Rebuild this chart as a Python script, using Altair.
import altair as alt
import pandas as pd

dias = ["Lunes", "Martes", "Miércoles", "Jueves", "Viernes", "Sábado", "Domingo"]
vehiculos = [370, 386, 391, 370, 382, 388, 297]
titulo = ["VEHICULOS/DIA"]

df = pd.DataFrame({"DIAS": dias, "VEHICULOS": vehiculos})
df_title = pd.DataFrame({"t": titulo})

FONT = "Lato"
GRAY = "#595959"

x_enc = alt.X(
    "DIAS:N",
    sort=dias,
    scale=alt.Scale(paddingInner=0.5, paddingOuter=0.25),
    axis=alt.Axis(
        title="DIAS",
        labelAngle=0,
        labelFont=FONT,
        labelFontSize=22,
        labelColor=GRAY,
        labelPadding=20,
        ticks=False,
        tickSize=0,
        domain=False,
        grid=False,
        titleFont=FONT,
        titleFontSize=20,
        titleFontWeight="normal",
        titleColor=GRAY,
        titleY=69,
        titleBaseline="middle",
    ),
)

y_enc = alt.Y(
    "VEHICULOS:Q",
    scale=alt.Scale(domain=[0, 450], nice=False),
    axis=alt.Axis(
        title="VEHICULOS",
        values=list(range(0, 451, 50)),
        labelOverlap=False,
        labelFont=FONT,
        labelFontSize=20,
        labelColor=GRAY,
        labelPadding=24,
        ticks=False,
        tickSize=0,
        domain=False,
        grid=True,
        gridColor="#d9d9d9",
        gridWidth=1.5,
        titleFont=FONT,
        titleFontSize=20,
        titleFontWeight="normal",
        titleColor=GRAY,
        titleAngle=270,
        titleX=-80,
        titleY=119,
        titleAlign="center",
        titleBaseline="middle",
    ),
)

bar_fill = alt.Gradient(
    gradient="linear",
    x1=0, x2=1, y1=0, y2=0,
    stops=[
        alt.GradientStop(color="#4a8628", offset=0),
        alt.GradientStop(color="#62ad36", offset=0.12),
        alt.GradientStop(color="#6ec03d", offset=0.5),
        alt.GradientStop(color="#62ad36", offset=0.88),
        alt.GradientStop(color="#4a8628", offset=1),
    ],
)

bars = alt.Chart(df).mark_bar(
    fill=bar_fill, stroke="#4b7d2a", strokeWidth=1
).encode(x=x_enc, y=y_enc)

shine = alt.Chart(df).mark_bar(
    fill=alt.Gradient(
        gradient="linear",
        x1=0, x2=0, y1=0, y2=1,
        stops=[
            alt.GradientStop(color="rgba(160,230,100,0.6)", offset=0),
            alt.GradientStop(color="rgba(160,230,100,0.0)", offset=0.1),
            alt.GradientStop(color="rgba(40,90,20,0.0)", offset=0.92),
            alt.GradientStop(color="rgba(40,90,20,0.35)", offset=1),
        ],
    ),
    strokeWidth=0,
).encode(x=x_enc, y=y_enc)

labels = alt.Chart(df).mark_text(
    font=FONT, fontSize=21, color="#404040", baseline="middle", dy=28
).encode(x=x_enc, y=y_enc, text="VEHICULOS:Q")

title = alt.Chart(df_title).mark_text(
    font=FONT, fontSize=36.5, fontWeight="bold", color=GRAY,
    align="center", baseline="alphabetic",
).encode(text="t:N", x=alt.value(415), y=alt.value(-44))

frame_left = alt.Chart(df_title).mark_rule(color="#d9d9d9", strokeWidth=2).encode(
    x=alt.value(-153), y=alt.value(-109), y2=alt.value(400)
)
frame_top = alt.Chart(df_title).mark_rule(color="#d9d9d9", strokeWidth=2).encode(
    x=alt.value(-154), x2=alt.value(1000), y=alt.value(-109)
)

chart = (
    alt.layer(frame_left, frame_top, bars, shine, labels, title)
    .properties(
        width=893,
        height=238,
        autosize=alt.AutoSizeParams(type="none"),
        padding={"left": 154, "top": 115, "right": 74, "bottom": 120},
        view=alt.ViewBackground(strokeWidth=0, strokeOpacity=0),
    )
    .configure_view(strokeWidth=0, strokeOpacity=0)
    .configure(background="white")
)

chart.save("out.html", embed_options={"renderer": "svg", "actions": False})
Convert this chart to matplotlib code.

• **Directive**: Set down all of the entries exactly, please.

• **Task output**:
Rebuild this chart as a Python script, using Altair.
import altair as alt
import pandas as pd

dias = ["Lunes", "Martes", "Miércoles", "Jueves", "Viernes", "Sábado", "Domingo"]
vehiculos = [370, 386, 391, 370, 382, 388, 297]
titulo = ["VEHICULOS/DIA"]

df = pd.DataFrame({"DIAS": dias, "VEHICULOS": vehiculos})
df_title = pd.DataFrame({"t": titulo})

FONT = "Lato"
GRAY = "#595959"

x_enc = alt.X(
    "DIAS:N",
    sort=dias,
    scale=alt.Scale(paddingInner=0.5, paddingOuter=0.25),
    axis=alt.Axis(
        title="DIAS",
        labelAngle=0,
        labelFont=FONT,
        labelFontSize=22,
        labelColor=GRAY,
        labelPadding=20,
        ticks=False,
        tickSize=0,
        domain=False,
        grid=False,
        titleFont=FONT,
        titleFontSize=20,
        titleFontWeight="normal",
        titleColor=GRAY,
        titleY=69,
        titleBaseline="middle",
    ),
)

y_enc = alt.Y(
    "VEHICULOS:Q",
    scale=alt.Scale(domain=[0, 450], nice=False),
    axis=alt.Axis(
        title="VEHICULOS",
        values=list(range(0, 451, 50)),
        labelOverlap=False,
        labelFont=FONT,
        labelFontSize=20,
        labelColor=GRAY,
        labelPadding=24,
        ticks=False,
        tickSize=0,
        domain=False,
        grid=True,
        gridColor="#d9d9d9",
        gridWidth=1.5,
        titleFont=FONT,
        titleFontSize=20,
        titleFontWeight="normal",
        titleColor=GRAY,
        titleAngle=270,
        titleX=-80,
        titleY=119,
        titleAlign="center",
        titleBaseline="middle",
    ),
)

bar_fill = alt.Gradient(
    gradient="linear",
    x1=0, x2=1, y1=0, y2=0,
    stops=[
        alt.GradientStop(color="#4a8628", offset=0),
        alt.GradientStop(color="#62ad36", offset=0.12),
        alt.GradientStop(color="#6ec03d", offset=0.5),
        alt.GradientStop(color="#62ad36", offset=0.88),
        alt.GradientStop(color="#4a8628", offset=1),
    ],
)

bars = alt.Chart(df).mark_bar(
    fill=bar_fill, stroke="#4b7d2a", strokeWidth=1
).encode(x=x_enc, y=y_enc)

shine = alt.Chart(df).mark_bar(
    fill=alt.Gradient(
        gradient="linear",
        x1=0, x2=0, y1=0, y2=1,
        stops=[
            alt.GradientStop(color="rgba(160,230,100,0.6)", offset=0),
            alt.GradientStop(color="rgba(160,230,100,0.0)", offset=0.1),
            alt.GradientStop(color="rgba(40,90,20,0.0)", offset=0.92),
            alt.GradientStop(color="rgba(40,90,20,0.35)", offset=1),
        ],
    ),
    strokeWidth=0,
).encode(x=x_enc, y=y_enc)

labels = alt.Chart(df).mark_text(
    font=FONT, fontSize=21, color="#404040", baseline="middle", dy=28
).encode(x=x_enc, y=y_enc, text="VEHICULOS:Q")

title = alt.Chart(df_title).mark_text(
    font=FONT, fontSize=36.5, fontWeight="bold", color=GRAY,
    align="center", baseline="alphabetic",
).encode(text="t:N", x=alt.value(415), y=alt.value(-44))

frame_left = alt.Chart(df_title).mark_rule(color="#d9d9d9", strokeWidth=2).encode(
    x=alt.value(-153), y=alt.value(-109), y2=alt.value(400)
)
frame_top = alt.Chart(df_title).mark_rule(color="#d9d9d9", strokeWidth=2).encode(
    x=alt.value(-154), x2=alt.value(1000), y=alt.value(-109)
)

chart = (
    alt.layer(frame_left, frame_top, bars, shine, labels, title)
    .properties(
        width=893,
        height=238,
        autosize=alt.AutoSizeParams(type="none"),
        padding={"left": 154, "top": 115, "right": 74, "bottom": 120},
        view=alt.ViewBackground(strokeWidth=0, strokeOpacity=0),
    )
    .configure_view(strokeWidth=0, strokeOpacity=0)
    .configure(background="white")
)

chart.save("out.html", embed_options={"renderer": "svg", "actions": False})
Convert this chart to matplotlib code.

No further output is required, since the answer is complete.